Tested printcom Components for Food Packaging
Friday, July 29, 2011
Press release from the issuing company
BSE, dioxin or EHEC: Foodstuff scandals alarm and unnerve consumers. More and more they not only ask "what is in our food?" but also "what is around our food?", talking about the packaging.
Without suitable packaging food cannot be stored, distributed or sold. Regardless of the packaging used, it must not impair the contents and have an adverse effect on color, effect, taste, odor, shelf life, or other characteristics. The substrate is important, whether it be foil, plastic, paper or carton. Printed packaging on the average consists of more than 97 percent substrate, and around 0.5 percent printing ink and up to 1.5 percent coating. What are the risks when packaging components are unsuitable for the contents? Which materials are suitable for which contents? What can cause unrequested contamination? Vital questions for packaging printing.
Paper and carton are receptive to volatile substances in the ambient air. They absorb fluids as well as vapors from washing agents or conventional inks in the pressroom. Ecological considerations often lead to recycled waste paper being used for packaging but this can contain a high proportion of mineral oil that comes from inks normally used for newspaper printing and which penetrates the reprocessed paper fibers. Foodstuffs with a relatively large surface area such as flour, semolina, rice, breadcrumbs or breakfast cereals are particularly susceptible to mineral oil contamination. Inner bags or similar barriers are essential for preventing substance migration, or in such cases cartons made from fresh wood fibers should be used.
Printing inks, coatings, or adhesives are important components of the packaging process, but they are hazardous when in the immediate vicinity of the packed food and the packaging has no effective functional barriers. Consequently, the industry has developed "low migration printing ink systems and printing aids". These materials are mostly odor- and taste-neutral and ideal for the production of packaging for sensitive goods. Global migration limits, EU directives or national legislation – they all oblige manufacturers to ensure that "no substances in packaging can migrate to the contents in quantities that impair the character or quality of the product, or endanger the health of the consumer."

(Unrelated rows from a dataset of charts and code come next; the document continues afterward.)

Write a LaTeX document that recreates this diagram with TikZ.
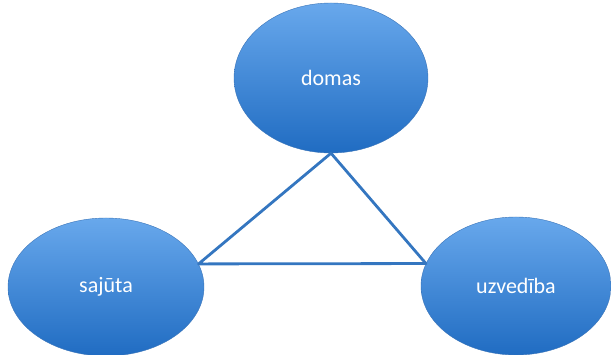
\documentclass[tikz,border=0pt]{standalone}
\usepackage{fontspec}
\setmainfont{Carlito}
\usetikzlibrary{shapes.geometric}

\definecolor{blobtop}{RGB}{104,168,236}
\definecolor{blobbot}{RGB}{32,108,194}
\definecolor{blobrim}{RGB}{58,116,184}
\definecolor{linkblue}{RGB}{52,118,192}

\tikzset{
  blob/.style={ellipse,draw=blobrim,thin,top color=blobtop,bottom color=blobbot,
    text=white,font=\fontsize{22}{26}\selectfont,inner sep=0pt},
  link/.style={linkblue,line width=2.8pt,line join=round}
}

\begin{document}
\begin{tikzpicture}[x=1pt,y=1pt]
  \useasboundingbox (0,0) rectangle (611,355);
  \node[blob,minimum width=194pt,minimum height=150pt] (domas) at (331,277) {domas};
  \node[blob,minimum width=196pt,minimum height=138pt] (sajuta) at (106,68) {sajūta};
  \node[blob,minimum width=190pt,minimum height=138pt] (uzvediba) at (516,69) {uzvedība};
  % triangle between the three
  \draw[link] (domas.south) -- (sajuta.14) -- (uzvediba.166) -- cycle;
\end{tikzpicture}
\end{document}
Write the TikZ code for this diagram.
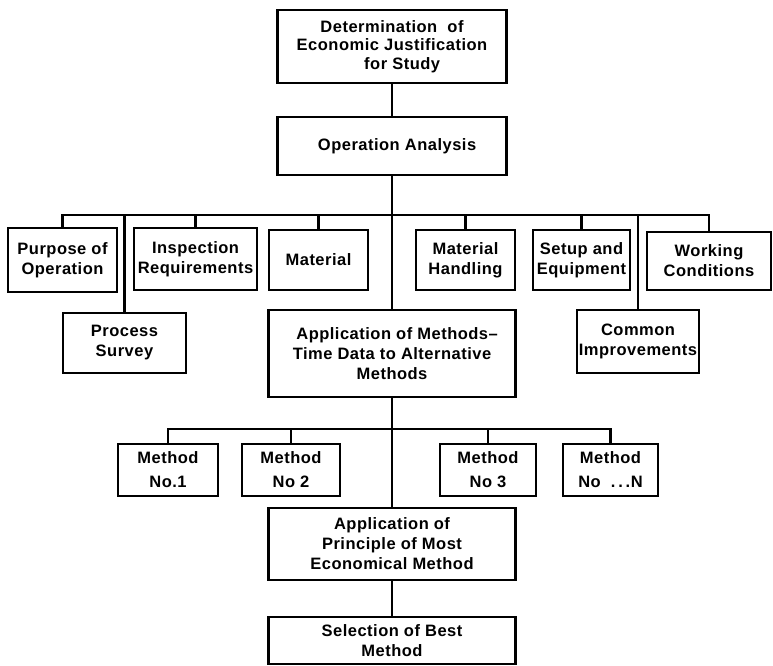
\documentclass[tikz,border=0pt]{standalone}
\usepackage{fontspec}
\setmainfont{Liberation Sans}[LetterSpace=3]
\begin{document}
\begin{tikzpicture}[x=1pt,y=-1pt,
  box/.style={draw, line width=2.4pt, align=center, inner sep=0pt,
    font=\fontsize{16.5}{20}\selectfont\bfseries},
  methodbox/.style={box, minimum height=52, font=\fontsize{16.5}{24}\selectfont\bfseries},
  link/.style={line width=2.8pt}]
\useasboundingbox (0,0) rectangle (773,666);

% main column
\node[box, minimum width=229, minimum height=73, font=\fontsize{16.5}{18.5}\selectfont\bfseries] (top) at (392,46.5)
  {Determination\ \ of\\Economic Justification\\\ \ \ \ for Study};
\node[box, minimum width=229, minimum height=58] (opan) at (392,146) {\ \ Operation Analysis};

% analysis topics
\node[box, minimum width=109, minimum height=64] (purpose) at (62.5,260) {Purpose of\\Operation};
\node[box, minimum width=123, minimum height=60] (survey) at (124.5,343) {Process\\Survey};
\node[box, minimum width=123, minimum height=62] (insp) at (195.5,259) {Inspection\\Requirements};
\node[box, minimum width=99, minimum height=60] (material) at (318.5,260) {Material};
\node[box, minimum width=99, minimum height=60] (handling) at (465.5,260) {Material\\Handling};
\node[box, minimum width=97, minimum height=60] (setup) at (581.5,260) {Setup and\\Equipment};
\node[box, minimum width=122, minimum height=63] (common) at (638,341.5) {Common\\Improvements};
\node[box, minimum width=124, minimum height=58] (working) at (709,261) {Working\\Conditions};

\node[box, minimum width=247, minimum height=87] (app) at (392,353.5)
  {\ \ Application of Methods--\\Time Data to Alternative\\Methods};

% alternative methods
\node[methodbox, minimum width=100] (m1) at (168,470) {Method\\No.1};
\node[methodbox, minimum width=98] (m2) at (291,470) {Method\\No 2};
\node[methodbox, minimum width=96] (m3) at (488,470) {Method\\No 3};
\node[methodbox, minimum width=95] (mN) at (610.5,470) {Method\\No\ \ .\,.\,.N};

\node[box, minimum width=247, minimum height=72] (principle) at (392,544)
  {Application of\\Principle of Most\\Economical Method};
\node[box, minimum width=247, minimum height=47] (selection) at (392,640.5)
  {Selection of Best\\Method};

% bus lines
\coordinate (bus) at (392,215);
\coordinate (mbus) at (392,429);

\draw[link] (top.south) -- (opan.north);
\draw[link] (opan.south) -- (app.north);
\draw[link] (purpose.north) -- (purpose.north |- bus) -- (working.north |- bus) -- (working.north);
\foreach \n in {survey,insp,material,handling,setup,common}
  \draw[link] (\n.north) -- (\n.north |- bus);

\draw[link] (app.south) -- (principle.north);
\draw[link] (m1.north) -- (m1.north |- mbus) -- (mN.north |- mbus) -- (mN.north);
\foreach \n in {m2,m3}
  \draw[link] (\n.north) -- (\n.north |- mbus);
\draw[link] (principle.south) -- (selection.north);
\end{tikzpicture}
\end{document}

How can packaging manufacturers be certain that their production complies to those limits and laws? The prerequisite is checking along the entire production chain under hygiene and quality aspects. If consumable materials from printcom are used, the printer is on the safe side. They are all foodstuffs-compliant and of course conform to legal guidelines. Through regular tests of semi-finished and finished packaging, the manufacturer clarifies migration tendencies in each specific case. Should these exceed a limit, the option remains to create a functional barrier between packaging and content so that in any case the consumer can enjoy a pure product.